Now, that’s a boss to be feared! It’s also one that can solo an adventuring party legitimately. This is much more my taste than a boss that swings twice then acts as a punching bag for 30 minutes, then swings twice more….snoooooore…. ^_^

Wrap Up

Is this thing CR14? Heck if I know. Yeah I referenced some charts in the DMG and so forth but at this level its really hard to tell. These days I go by the HP of the monster and how much damage it can deal before going down. (Aka, TTL x DPS = Difficulty. +/- from other features of course.) That’s relative to my players’ characters so this is on the bespoke side of design. I only assign CR for XP reasons these days.

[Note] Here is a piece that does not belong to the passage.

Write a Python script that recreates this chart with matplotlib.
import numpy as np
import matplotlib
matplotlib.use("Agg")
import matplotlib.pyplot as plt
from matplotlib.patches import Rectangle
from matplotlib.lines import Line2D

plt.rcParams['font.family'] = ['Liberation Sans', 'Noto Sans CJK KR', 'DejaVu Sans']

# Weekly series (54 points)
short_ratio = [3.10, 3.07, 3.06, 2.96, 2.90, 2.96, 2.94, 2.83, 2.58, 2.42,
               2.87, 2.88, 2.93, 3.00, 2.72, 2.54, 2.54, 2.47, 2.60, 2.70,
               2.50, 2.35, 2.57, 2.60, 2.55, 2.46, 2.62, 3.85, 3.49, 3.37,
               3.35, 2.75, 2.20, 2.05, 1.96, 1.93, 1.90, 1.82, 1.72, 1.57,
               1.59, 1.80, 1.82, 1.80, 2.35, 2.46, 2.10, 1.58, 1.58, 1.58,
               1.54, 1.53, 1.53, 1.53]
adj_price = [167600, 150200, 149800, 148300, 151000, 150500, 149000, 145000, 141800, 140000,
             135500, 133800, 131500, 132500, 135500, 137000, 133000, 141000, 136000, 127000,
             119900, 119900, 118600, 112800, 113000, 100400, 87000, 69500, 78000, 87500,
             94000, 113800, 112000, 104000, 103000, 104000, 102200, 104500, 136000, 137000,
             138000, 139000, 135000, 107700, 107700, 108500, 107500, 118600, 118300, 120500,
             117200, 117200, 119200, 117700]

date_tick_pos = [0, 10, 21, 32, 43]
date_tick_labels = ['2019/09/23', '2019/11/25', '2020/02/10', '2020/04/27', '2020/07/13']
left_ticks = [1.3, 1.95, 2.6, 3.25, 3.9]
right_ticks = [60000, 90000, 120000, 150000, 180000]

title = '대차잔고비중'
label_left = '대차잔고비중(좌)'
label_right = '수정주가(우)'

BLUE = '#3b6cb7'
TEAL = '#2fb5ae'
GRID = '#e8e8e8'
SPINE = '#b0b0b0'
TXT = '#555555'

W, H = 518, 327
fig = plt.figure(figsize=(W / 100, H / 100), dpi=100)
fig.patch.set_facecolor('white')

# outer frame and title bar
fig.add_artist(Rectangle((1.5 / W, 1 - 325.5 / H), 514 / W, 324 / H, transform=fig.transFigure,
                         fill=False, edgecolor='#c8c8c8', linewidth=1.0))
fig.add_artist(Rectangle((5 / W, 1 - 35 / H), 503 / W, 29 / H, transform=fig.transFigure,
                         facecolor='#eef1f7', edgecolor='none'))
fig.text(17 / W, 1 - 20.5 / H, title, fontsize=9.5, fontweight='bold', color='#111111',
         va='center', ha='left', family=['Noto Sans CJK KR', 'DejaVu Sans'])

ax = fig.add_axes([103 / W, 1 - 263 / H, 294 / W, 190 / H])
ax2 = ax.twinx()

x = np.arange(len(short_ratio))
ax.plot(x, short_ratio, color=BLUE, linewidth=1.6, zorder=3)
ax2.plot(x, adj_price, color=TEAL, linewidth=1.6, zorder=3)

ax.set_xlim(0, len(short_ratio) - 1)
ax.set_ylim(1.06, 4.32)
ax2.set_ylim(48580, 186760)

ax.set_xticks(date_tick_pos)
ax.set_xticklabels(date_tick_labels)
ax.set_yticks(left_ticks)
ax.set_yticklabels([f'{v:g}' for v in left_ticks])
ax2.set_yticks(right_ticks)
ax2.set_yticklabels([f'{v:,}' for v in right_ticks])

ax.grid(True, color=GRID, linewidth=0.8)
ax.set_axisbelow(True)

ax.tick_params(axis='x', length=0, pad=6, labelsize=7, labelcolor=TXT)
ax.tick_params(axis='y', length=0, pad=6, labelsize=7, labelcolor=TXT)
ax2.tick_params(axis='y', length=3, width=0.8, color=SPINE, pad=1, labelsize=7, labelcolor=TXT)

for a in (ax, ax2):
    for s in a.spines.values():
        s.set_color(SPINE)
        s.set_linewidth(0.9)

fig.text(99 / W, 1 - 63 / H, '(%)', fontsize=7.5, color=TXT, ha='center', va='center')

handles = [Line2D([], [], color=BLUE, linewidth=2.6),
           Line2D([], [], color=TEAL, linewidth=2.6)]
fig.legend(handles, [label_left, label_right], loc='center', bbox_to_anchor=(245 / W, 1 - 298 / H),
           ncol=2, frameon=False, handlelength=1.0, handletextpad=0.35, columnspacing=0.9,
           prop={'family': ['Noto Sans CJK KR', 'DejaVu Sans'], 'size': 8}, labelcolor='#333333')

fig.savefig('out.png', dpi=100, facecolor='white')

That’s all the disclaimer I have though. You should definitely know thy players before throwing this this at them. Please don’t just blindly trust my CR evaluation. But if you’re in the CR14+ territory, I’m sure you’re very well acquainted with your players’ capabilities.

Brag moment: My players are a badass bunch. They’re all multi-decade TTRPG gamers who’ve worked together as a player-team for 14 years now. They’ve rock-solid teamwork, assigned roles, well-made characters, diverse problem-solving talents, and more. I flog my brain trying to provide them with meaningful challenges that they can’t deconstruct with just a moment’s glance. So proud. Also saying that my idea of acceptable difficulty might be skewed because of this, haha.

Anyway, if you do use The Revenant of Death, make sure you have a combat arena that’s limited in size and which has multiple scattered pieces of cover that can block line-of-sight. I think that’s where it performs best.